>> BEGIN

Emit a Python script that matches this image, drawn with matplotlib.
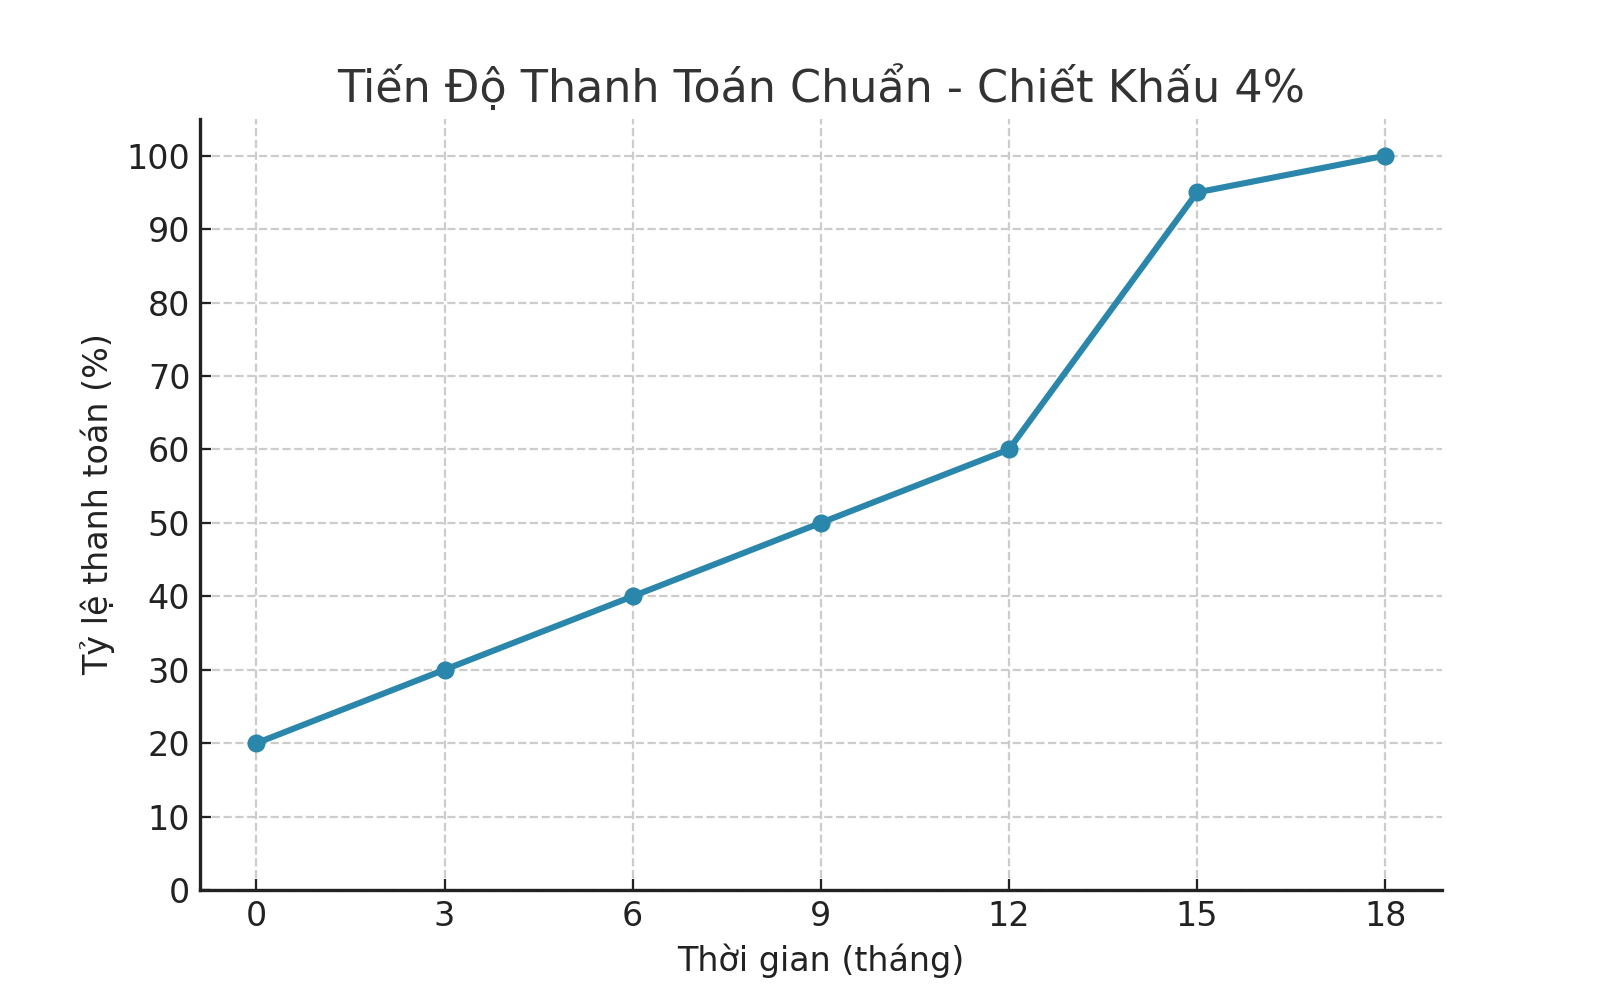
import matplotlib.pyplot as plt

months = [0, 3, 6, 9, 12, 15, 18]
payment_pct = [20, 30, 40, 50, 60, 95, 100]
y_ticks = list(range(0, 101, 10))

fig, ax = plt.subplots(figsize=(8, 5), dpi=200)
fig.subplots_adjust(left=0.125, right=0.901, bottom=0.11, top=0.881)

ax.plot(months, payment_pct, marker='o', color='#2b86ab', linewidth=2.2, markersize=5.5)

ax.set_title('Tiến Độ Thanh Toán Chuẩn - Chiết Khấu 4%', fontsize=16, color='#333333')
ax.set_xlabel('Thời gian (tháng)', fontsize=12, color='#222222')
ax.set_ylabel('Tỷ lệ thanh toán (%)', fontsize=12, color='#222222')

ax.set_xticks(months)
ax.set_yticks(y_ticks)
ax.set_ylim(0, 105)
ax.set_xlim(-0.9, 18.9)
ax.tick_params(direction='in', labelsize=12, colors='#222222', length=4)
ax.grid(True, linestyle='--', color='#cccccc', linewidth=0.8)
ax.spines['top'].set_visible(False)
ax.spines['right'].set_visible(False)
for s in ['left', 'bottom']:
    ax.spines[s].set_color('#222222')
    ax.spines[s].set_linewidth(1.2)

fig.savefig('out.png')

>> END

▸ Direction: Exactly reproduce the run of lines from the start of the listing through the line with "ax.set_ylabel('Tỷ lệ thanh", inclusive; pictures are not copied.

▸ Full response:
Emit a Python script that matches this image, drawn with matplotlib.
import matplotlib.pyplot as plt

months = [0, 3, 6, 9, 12, 15, 18]
payment_pct = [20, 30, 40, 50, 60, 95, 100]
y_ticks = list(range(0, 101, 10))

fig, ax = plt.subplots(figsize=(8, 5), dpi=200)
fig.subplots_adjust(left=0.125, right=0.901, bottom=0.11, top=0.881)

ax.plot(months, payment_pct, marker='o', color='#2b86ab', linewidth=2.2, markersize=5.5)

ax.set_title('Tiến Độ Thanh Toán Chuẩn - Chiết Khấu 4%', fontsize=16, color='#333333')
ax.set_xlabel('Thời gian (tháng)', fontsize=12, color='#222222')
ax.set_ylabel('Tỷ lệ thanh toán (%)', fontsize=12, color='#222222')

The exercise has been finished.